Thursday, 17 March 2016

Up the Swannee

The Swannee River, USA
Source Wikipedia


















Northern Ballet, "Swan Lake", Leeds Grand Theatre, 12 March 19:30

The Leeds Grand Theatre was packed to the gunnels for the last performance of Northern Baller's Swan Lake on Saturday night and the applause at the end was deafening. Cheers, roars, ululations. The audience was almost delirious with excitement. I am sorry to say that I didn't join in with them. I clapped gently at the end of the performance out of respect for the dancers who gave their all.

Had this ballet been called something like Simon and Anthony I might have been a bit more tolerant but it was billed as Swan Lake for goodness sake and it bore as much resemblance to Petipa's masterpiece as the River Medlock does to the mighty Mississippi. Now David Nixon is a fine choreographer and I admire many of his works. I have called his Madame Butterfly a masterpiece and his Cinderella a triumph but I am afraid that his Swan Lake does nothing for me. I have now given it two chances. The first when it came out on 14 Feb 2004 which happened to be my birthday (see Don't Expect Petipa 5 Jan 2015) and the second last Saturday. I am not inclined to give it a third.

"But what didn't you like about it?" asked a classmate from my Over 55 ballet class this morning. "Oh it was so boring" I replied. "Where were Legnani's 32 fouettes?" I replied. "And the divertissements?" The Hungarian seemed to have morphed into a tango and the Neapolitan into a party piece. I found myself looking at my watch almost for the first time ever in over 50 years of ballet going. I didn't like the libretto, the orchestration or arrangement, the sets or even the costumes. It reminded me of the eighties fashions of erecting a Doric arch on a right-to-buy Thatcher house or installing a Rolls Royce grill on a beetle.

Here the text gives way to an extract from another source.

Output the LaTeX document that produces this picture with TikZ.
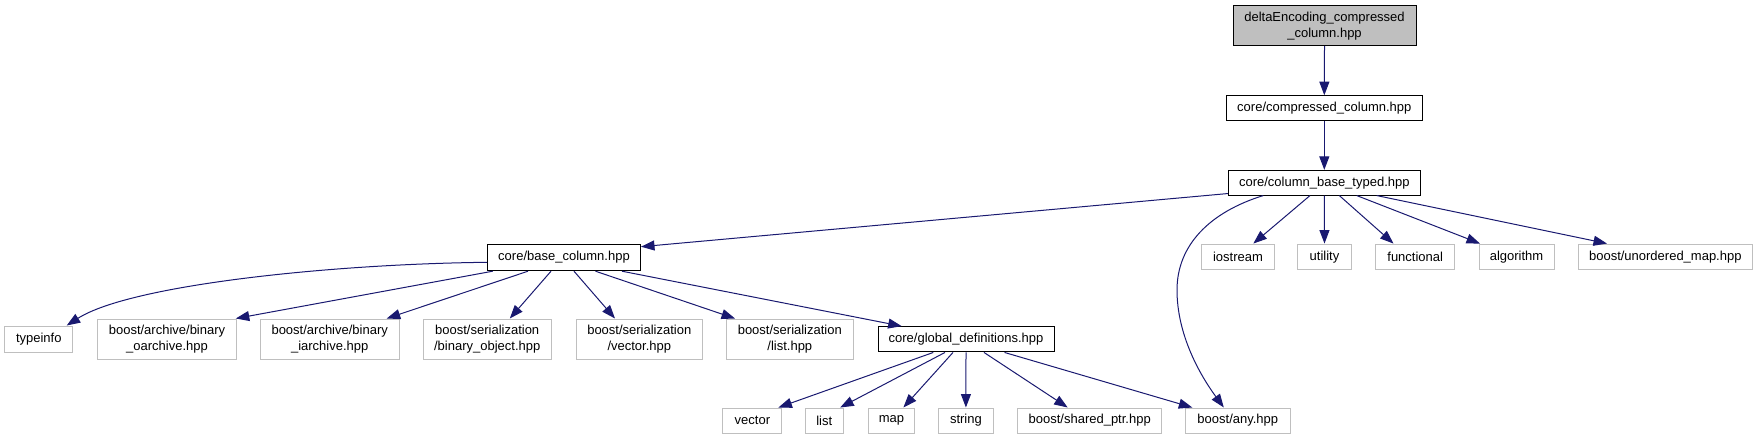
\documentclass[tikz,border=0pt]{standalone}
\usepackage{fontspec}
\setmainfont{Liberation Sans}
\usetikzlibrary{arrows.meta}
\definecolor{extgray}{HTML}{BFBFBF}
\definecolor{rootgray}{HTML}{BFBFBF}
\definecolor{edgeblue}{HTML}{191970}
\tikzset{
  boxbase/.style={rectangle, inner sep=0pt, align=center, line width=1pt,
    font=\fontsize{13}{16}\selectfont},
  intbox/.style={boxbase, draw=black, fill=white},
  extbox/.style={boxbase, draw=extgray, fill=white},
  rootbox/.style={boxbase, draw=black, fill=rootgray},
  dep/.style={draw=edgeblue, line width=1pt, -{Triangle[length=13.5pt,width=10pt]}},
}
\begin{document}
\begin{tikzpicture}[x=1pt,y=-1pt]
\useasboundingbox (0,0) rectangle (1756,440);
% nodes
\node[rootbox, minimum width=183pt, minimum height=40pt] (delta) at (1324.5,25.7) {deltaEncoding\_compressed\\\_column.hpp};
\node[intbox, minimum width=196pt, minimum height=24.6pt] (comp) at (1324.3,108) {core/compressed\_column.hpp};
\node[intbox, minimum width=192pt, minimum height=24.7pt] (cbt) at (1324.3,182.7) {core/column\_base\_typed.hpp};
\node[intbox, minimum width=153pt, minimum height=26.4pt] (base) at (564,257.5) {core/base\_column.hpp};
\node[extbox, minimum width=72.6pt, minimum height=25.3pt] (iostream) at (1238,256.7) {iostream};
\node[extbox, minimum width=53.7pt, minimum height=25.3pt] (utility) at (1324.5,256.7) {utility};
\node[extbox, minimum width=79pt, minimum height=25.3pt] (functional) at (1415.2,256.7) {functional};
\node[extbox, minimum width=75pt, minimum height=25.3pt] (algorithm) at (1516.5,256.7) {algorithm};
\node[extbox, minimum width=174pt, minimum height=25.3pt] (unordered) at (1665.3,256.7) {boost/unordered\_map.hpp};
\node[extbox, minimum width=67.7pt, minimum height=26pt] (typeinfo) at (38.8,339) {typeinfo};
\node[extbox, minimum width=138.6pt, minimum height=40pt] (oarchive) at (167,339) {boost/archive/binary\\\_oarchive.hpp};
\node[extbox, minimum width=138.7pt, minimum height=40pt] (iarchive) at (329.7,339) {boost/archive/binary\\\_iarchive.hpp};
\node[extbox, minimum width=127.7pt, minimum height=40pt] (binobj) at (487.2,339) {boost/serialization\\/binary\_object.hpp};
\node[extbox, minimum width=126.3pt, minimum height=40pt] (servec) at (639.3,339) {boost/serialization\\/vector.hpp};
\node[extbox, minimum width=126.5pt, minimum height=40pt] (serlist) at (789.8,339) {boost/serialization\\/list.hpp};
\node[intbox, minimum width=176pt, minimum height=25.3pt] (global) at (966,339.3) {core/global\_definitions.hpp};
\node[extbox, minimum width=59pt, minimum height=25pt] (vector) at (752.4,420.5) {vector};
\node[extbox, minimum width=38pt, minimum height=25pt] (list) at (824.2,420.5) {list};
\node[extbox, minimum width=46.7pt, minimum height=25pt] (map) at (891.4,420.5) {map};
\node[extbox, minimum width=55pt, minimum height=25pt] (string) at (965.9,420.5) {string};
\node[extbox, minimum width=144.3pt, minimum height=25pt] (sharedptr) at (1089.7,420.5) {boost/shared\_ptr.hpp};
\node[extbox, minimum width=104.4pt, minimum height=25pt] (any) at (1237.8,420.5) {boost/any.hpp};
% edges
\draw[dep] (delta.south) -- (comp.north);
\draw[dep] (comp.south) -- (cbt.north);
\draw[dep] ([yshift=2pt]cbt.south west) -- ([yshift=10.8pt]base.east);
\draw[dep] ([xshift=-14.3pt]cbt.south) -- ([xshift=15.3pt]iostream.north);
\draw[dep] (cbt.south) -- (utility.north);
\draw[dep] ([xshift=15pt]cbt.south) -- ([xshift=-21.7pt]functional.north);
\draw[dep] ([xshift=32.4pt]cbt.south) -- ([xshift=-36.5pt]algorithm.north);
\draw[dep] ([xshift=52.4pt]cbt.south) -- ([xshift=-58.3pt]unordered.north);
\draw[dep] ([xshift=-61pt]cbt.south) .. controls (1210,212) and (1177,245) .. (1177,290)
  .. controls (1177,335) and (1200,375) .. ([xshift=-14pt]any.north);
\draw[dep] ([yshift=-4.8pt]base.west) .. controls (330,264) and (130,285) .. ([xshift=27.9pt]typeinfo.north);
\draw[dep] ([xshift=5.7pt]base.south west) -- ([xshift=-1pt]oarchive.north east);
\draw[dep] ([xshift=-36pt]base.south) -- ([xshift=57pt]iarchive.north);
\draw[dep] ([xshift=-13pt]base.south) -- ([xshift=22.6pt]binobj.north);
\draw[dep] ([xshift=10pt]base.south) -- ([xshift=-24.3pt]servec.north);
\draw[dep] ([xshift=31.5pt]base.south) -- ([xshift=-54.8pt]serlist.north);
\draw[dep] ([xshift=58pt]base.south) -- ([xshift=-64.3pt]global.north);
\draw[dep] ([xshift=-32.7pt]global.south) -- ([xshift=26pt]vector.north);
\draw[dep] ([xshift=-21pt]global.south) -- ([xshift=16pt]list.north);
\draw[dep] ([xshift=-13pt]global.south) -- ([xshift=12pt]map.north);
\draw[dep] (global.south) -- (string.north);
\draw[dep] ([xshift=18pt]global.south) -- ([xshift=-22pt]sharedptr.north);
\draw[dep] ([xshift=38.5pt]global.south) -- ([xshift=-45.5pt]any.north);
\end{tikzpicture}
\end{document}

The evening was saved for me by the dancers who were good. Many of my favourite dancers were on stage. Jeremy Curnier as Anthony, Antoinette Brooks-Daw as Odette, Ashley Dixon as Simon, Ayami Miyata as Odilia, the magnificent Pippa Moore as Anthony's mother and the equally magnificent Hironaeo Takahashi as his father. There were some good albeit brief performances further down the batting order by Kevin Poeung as young Anthony and Gavin McCaig foundering on his bike.  Their performances would have excited the audience which would be why the show had such a good reception, For many in the audience Northern Ballet's production will have been the first Swan Lake they may have seen in a while. For some it may be the only one they know.

Tchaikovsky's music is of course uplifting and there is only so much one can do to spoil it. Though someone had a pretty good try with the outsize floaty blue textile thingee which you see in the trailer that reminded me of the bear in Wheeldon's The Winter's Tale. The last time I saw Nixon's Swan Lake I had to skedaddle down to Covent Garden to see the Royal Ballet's Swan Lake to get the former out of my system.  The Royal Ballet are not doing Swan Lake this year but English National are at the Albert Hall in the round in June and of course my beloved Scottish Ballet are bringing David Dawson's to Liverpool. The rehearsal on World Ballet Day looks really exciting.

Just because I don't like Northern's Swan Lake doesn't mean you won't. It's running in Sheffield until Saturday and then on to Norwich and Milton Keynes.  And then there's Cathy Marston's Jane Eyre to which I am looking forward very much. They usually run a triple bill in the Stanley and Audrey Burton in Spring which they take to the Linbury but of course the Linbury is closed this year and that is a pity because that is the best show they do. I'll probably give 1984 and Beauty and the Beast a miss this year (it's the bus that get's me) but I can recommend Jean-Christopher Maillot's Romeo and Juliet (see Northern Ballet's Romeo and Juliet - Different but in a Good Way 8 March 2015).